By contributing writer Daniel Goodman

When I was a frail, diminutive lad, I fondly remember sitting on my grandma’s lap as she told me with a smile, “Don’t worry, honey, I won’t get mad at you if you’re not married by a certain age. My grandma then turned angry, her mouth frothing. “But if she’s not Jewish, I’ll murder you.”

Marriage is funny, in a real serious and committed kind of way, and every man has a different set of difficult circumstances to consider, whether it’s age, religion, career goals, money, or, perhaps, tapeworms. The list goes on and on.

Personally, I’m in no rush to wed my blow-up doll girlfriend, Judy Zimmerman, but the same can’t be said for everyone. In fact, two of my friends from high school are tying the knot this fall.

I brought this to my mother’s attention over the summer, to which she replied, “I’m so happy for them! So, when are you and your blow-up doll girlfriend, Judy Z, getting hitched?” Mom sure knows how to push my buttons.

“Get off my back, ma!” I screamed. “I’m still deciding if she’s the one, ok?” “I’m just giving you a hard time, honey,” she said. “Don’t let me or anyone else rush you—when it’s time, you’ll know.”

“Daniel, why are you always suggesting I get implants? Do you think I'm flat?”

“It’s just that,” I stammered, spilling my Diet Fanta. “I’m not entirely certain if she’s marriage material, that’s all.”

“That’s quite all right,” mom exclaimed. “A decision like this takes time. Time to think.
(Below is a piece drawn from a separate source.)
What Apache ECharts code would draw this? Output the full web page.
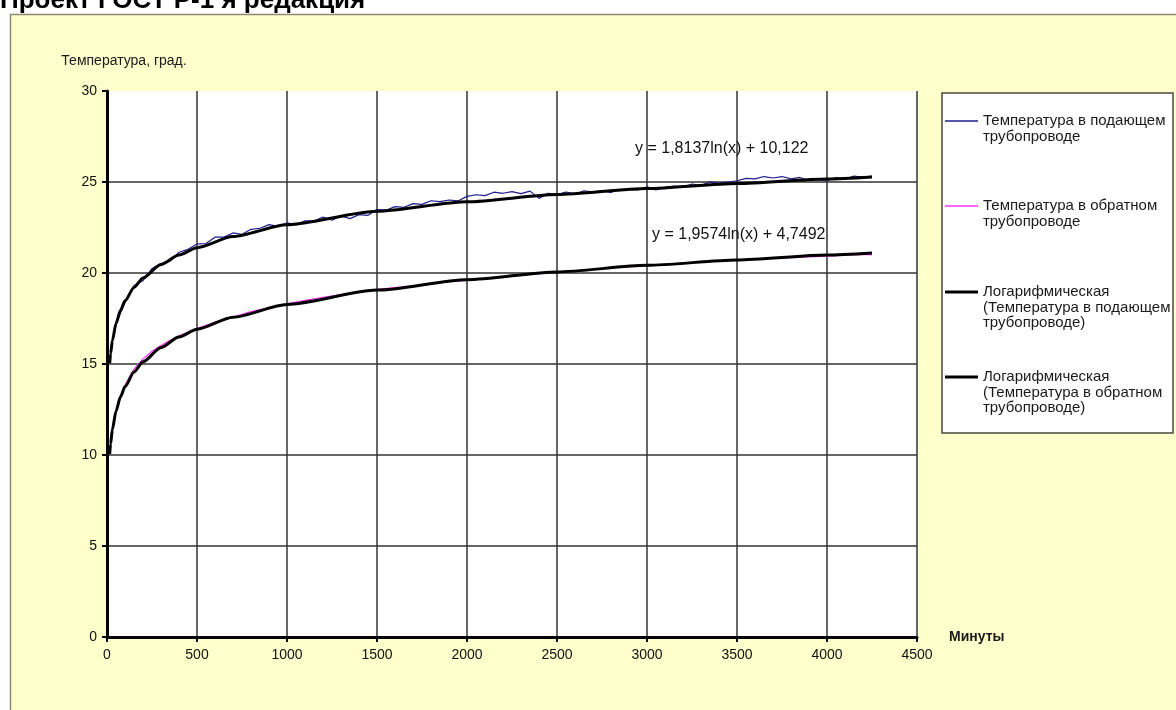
<!DOCTYPE html>
<html>
<head>
<meta charset="utf-8">
<script src="https://cdn.jsdelivr.net/npm/echarts@6/dist/echarts.min.js"></script>
<style>
html,body{margin:0;padding:0;background:#fff;}
#chart{width:1176px;height:710px;}
</style>
</head>
<body>
<div id="chart"></div>
<script>
// ---- data ----
const titleText = 'Проект ГОСТ Р-1 я редакция';
const yAxisTitle = 'Температура, град.';
const xAxisTitle = 'Минуты';
const xTicks = [0, 500, 1000, 1500, 2000, 2500, 3000, 3500, 4000, 4500];
const yTicks = [0, 5, 10, 15, 20, 25, 30];

const seriesNames = [
  'Температура в подающем трубопроводе',
  'Температура в обратном трубопроводе',
  'Логарифмическая (Температура в подающем трубопроводе)',
  'Логарифмическая (Температура в обратном трубопроводе)'
];
const legendLabels = [
  'Температура в подающем\nтрубопроводе',
  'Температура в обратном\nтрубопроводе',
  'Логарифмическая\n(Температура в подающем\nтрубопроводе)',
  'Логарифмическая\n(Температура в обратном\nтрубопроводе)'
];
const equations = ['y = 1,8137ln(x) + 10,122', 'y = 1,9574ln(x) + 4,7492'];

const supplyMinutes = [20,30,50,100,150,200,250,300,350,400,450,500,550,600,650,700,750,800,850,900,950,1000,1050,1100,1150,1200,1250,1300,1350,1400,1450,1500,1550,1600,1650,1700,1750,1800,1850,1900,1950,2000,2050,2100,2150,2200,2250,2300,2350,2400,2450,2500,2550,2600,2650,2700,2750,2800,2850,2900,2950,3000,3050,3100,3150,3200,3250,3300,3350,3400,3450,3500,3550,3600,3650,3700,3750,3800,3850,3900,3950,4000,4050,4100,4150,4200,4250];
const supplyTemp = [15.7,16.3,17.22,18.37,19.31,19.58,20.24,20.52,20.65,21.14,21.30,21.59,21.62,21.97,21.97,22.20,22.13,22.40,22.46,22.66,22.56,22.75,22.64,22.87,22.85,23.08,22.90,23.13,22.99,23.21,23.17,23.49,23.45,23.65,23.61,23.81,23.77,23.97,23.92,24.01,23.96,24.21,24.30,24.25,24.44,24.38,24.47,24.36,24.50,24.10,24.38,24.31,24.45,24.33,24.52,24.45,24.53,24.42,24.60,24.58,24.56,24.74,24.57,24.70,24.78,24.71,24.89,24.82,24.99,24.92,25.00,25.07,25.20,25.17,25.30,25.22,25.30,25.17,25.25,25.07,25.14,25.07,25.24,25.16,25.33,25.25,25.33];

const returnMinutes = [20,30,50,100,150,200,250,300,350,400,450,500,600,700,800,900,1000,1100,1200,1300,1400,1500,1600,1700,1800,1900,2000,2100,2200,2300,2400,2500,2600,2700,2800,2900,3000,3100,3200,3300,3400,3500,3600,3700,3800,3900,4000,4100,4200,4250];
const returnTemp = [10.7,11.5,12.45,13.85,14.72,15.28,15.70,16.02,16.30,16.55,16.76,16.95,17.30,17.58,17.88,18.10,18.30,18.50,18.66,18.82,18.95,19.10,19.20,19.30,19.42,19.52,19.60,19.70,19.80,19.88,19.97,20.05,20.12,20.20,20.28,20.34,20.40,20.47,20.54,20.60,20.66,20.70,20.76,20.81,20.85,20.88,20.93,20.98,21.02,21.00];

const trendMinutes = [15,20,30,50,75,100,150,200,300,400,500,700,1000,1500,2000,2500,3000,3500,4000,4250];
const supplyTrend = [15.03,15.56,16.29,17.22,17.95,18.47,19.21,19.73,20.47,20.99,21.39,22.00,22.65,23.39,23.91,24.31,24.64,24.92,25.17,25.28];
const returnTrend = [10.05,10.61,11.41,12.41,13.20,13.76,14.56,15.12,15.91,16.48,16.91,17.57,18.27,19.06,19.63,20.06,20.42,20.72,20.99,21.10];

// ---- build chart ----
const zip = (xs, ys) => xs.map((x, i) => [x, ys[i]]);
const FONT = '"Liberation Sans", Arial, sans-serif';
const chart = echarts.init(document.getElementById('chart'), null, {renderer: 'canvas'});

const lineColors = ['#1c1c8c', '#ff33ff', '#000000', '#000000'];
const lineWidths = [1.2, 1.2, 3, 3];

const legendLineH = 15.5;
const legendCenters = [121, 206, 292, 377];
const legends = seriesNames.map((name, i) => {
  const n = legendLabels[i].split('\n').length;
  const h = (2 * n - 1) * legendLineH;
  return {
    data: [{name: name, icon: 'rect', itemStyle: {color: lineColors[i]}}],
    left: 945,
    top: legendCenters[i] - h / 2,
    padding: 0,
    itemWidth: 33,
    itemHeight: lineWidths[i] < 2 ? 1.5 : 3,
    itemGap: 0,
    selectedMode: false,
    z: 10,
    formatter: () => '\n'.repeat(n - 1) + legendLabels[i],
    textStyle: {fontFamily: FONT, fontSize: 15, color: '#1a1a1a', lineHeight: legendLineH}
  };
});

const option = {
  backgroundColor: '#ffffff',
  animation: false,
  title: {
    text: titleText,
    left: 0,
    top: -12,
    padding: 0,
    textStyle: {fontFamily: FONT, fontSize: 26, fontWeight: 'bold', color: '#000'}
  },
  graphic: [
    {type: 'rect', z: -10, shape: {x: 10.5, y: 14.5, width: 1200, height: 720},
     style: {fill: '#ffffcc', stroke: '#8a8a7a', lineWidth: 1.5}},
    {type: 'rect', z: 1, shape: {x: 942, y: 93, width: 231, height: 340},
     style: {fill: '#ffffff', stroke: '#4a4a40', lineWidth: 1.5}},
    {type: 'text', z: 5, left: 635, top: 141,
     style: {text: equations[0], fontFamily: FONT, fontSize: 16, fill: '#111'}},
    {type: 'text', z: 5, left: 652, top: 227,
     style: {text: equations[1], fontFamily: FONT, fontSize: 16, fill: '#111'}}
  ],
  legend: legends,
  grid: {
    left: 107, top: 91, width: 810, height: 546,
    show: true, backgroundColor: '#ffffff', borderWidth: 0, containLabel: false
  },
  xAxis: {
    type: 'value',
    min: xTicks[0], max: xTicks[xTicks.length - 1], interval: xTicks[1] - xTicks[0],
    name: xAxisTitle,
    nameLocation: 'end',
    nameGap: 32,
    nameTextStyle: {fontFamily: FONT, fontSize: 14, fontWeight: 'bold', color: '#1a1a1a', align: 'left', verticalAlign: 'middle'},
    axisLine: {show: true, onZero: false, lineStyle: {color: '#000', width: 3}},
    axisTick: {show: true, inside: false, length: 5, lineStyle: {color: '#000', width: 2}},
    axisLabel: {fontFamily: FONT, fontSize: 14, color: '#111', margin: 11, formatter: v => String(v)},
    splitLine: {show: true, showMinLine: false, showMaxLine: true, lineStyle: {color: '#333333', width: 1.5}}
  },
  yAxis: {
    type: 'value',
    min: yTicks[0], max: yTicks[yTicks.length - 1], interval: yTicks[1] - yTicks[0],
    name: yAxisTitle,
    nameLocation: 'end',
    nameGap: 23,
    nameTextStyle: {fontFamily: FONT, fontSize: 14, color: '#1a1a1a', align: 'center', padding: [0, 0, 0, 34]},
    axisLine: {show: true, onZero: false, lineStyle: {color: '#000', width: 3}},
    axisTick: {show: true, inside: false, length: 5, lineStyle: {color: '#000', width: 2}},
    axisLabel: {fontFamily: FONT, fontSize: 14, color: '#111', margin: 10},
    splitLine: {show: true, showMinLine: false, showMaxLine: false, lineStyle: {color: '#333333', width: 1.5}}
  },
  series: [
    {name: seriesNames[0], type: 'line', symbol: 'none', data: zip(supplyMinutes, supplyTemp),
     lineStyle: {color: lineColors[0], width: lineWidths[0]}, itemStyle: {color: lineColors[0]}, z: 2},
    {name: seriesNames[1], type: 'line', symbol: 'none', data: zip(returnMinutes, returnTemp),
     lineStyle: {color: lineColors[1], width: lineWidths[1]}, itemStyle: {color: lineColors[1]}, z: 2},
    {name: seriesNames[2], type: 'line', symbol: 'none', smooth: 0.25, smoothMonotone: 'x',
     data: zip(trendMinutes, supplyTrend),
     lineStyle: {color: lineColors[2], width: lineWidths[2]}, itemStyle: {color: lineColors[2]}, z: 3},
    {name: seriesNames[3], type: 'line', symbol: 'none', smooth: 0.25, smoothMonotone: 'x',
     data: zip(trendMinutes, returnTrend),
     lineStyle: {color: lineColors[3], width: lineWidths[3]}, itemStyle: {color: lineColors[3]}, z: 3}
  ]
};
chart.setOption(option);
</script>
</body>
</html>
Time apart from your girlfriend. Time to pursue sexual encounters with beautiful women whose waist sizes fluctuate naturally, and not with the aid of a helium tank or handheld pump.”

I hated to admit it, but mom was right. I wasn’t being fair to myself. I’d become so comfortable with the consistent texture of Judy Z’s synthetic skin that I hadn’t ever afforded myself the chance to caress real human flesh.

“And remember,” Mom continued, “Before you tie the knot, you should always ask yourself one important question.”

“I should ask myself if I love her or not, right?”

“Wrong again, hotshot. Forget love. Instead, ask yourself, ‘Could I have done better in the looks department?’” Mom paused to eat a granola bar, her favorite snack.

“I’m confused, ma,” I spoke up. “Are you suggesting that I should try bagging a more attractive dame?”

“All I’m saying, sugar, is that it takes more commitment than you realize for a marriage to work. Why do you think so many people get divorced?”

“If it’s because they slowly grow sexually incompatible, well,” I confidently interjected, “That’s something me and Judy Z don’t have to worry about. Whenever I’m in the mood, she’s in the mood—”

“No offense, son, but Judy Z’s face is plastic. She can only have but so many moods.” Mom stuffed two granolas bars in her mouth this time. After chewing, she continued with her lecture.

“Ok, it’s crunch time. Are you ready for the speed round?” Before I had time to answer, mom reeled off a series of questions in rapid-fire motion. “Is Judy Z. emotionally unstable?”

“Indeed! When she gets angry, look out—especially if you move her arms or legs in the wrong direction.”

“Does Judy Z have any especially nagging qualities that might grow worse in time?”

“Well, her laziness really bothers me. She still can’t stand upright without my assistance. And, I never thought I’d say this, but she’s actually too frugal, if there’s such a thing. She won’t buy new outfits. In fact, I’ve yet to see her change out of that damn nurse uniform since we started dating.”

“I hate to tell you this, son,” my mom said, “But Judy Z. is not marriage material. You need to lose that zero and get yourself a hero.”

Mom was right. It doesn’t really matter when I get married, as long it’s for the right reasons. To quote the late, great Rodney Dangerfield, “My wife wants sex in the back of the car, and she wants me to drive.” See, if you try to rush marriage, it’ll blow up in your face.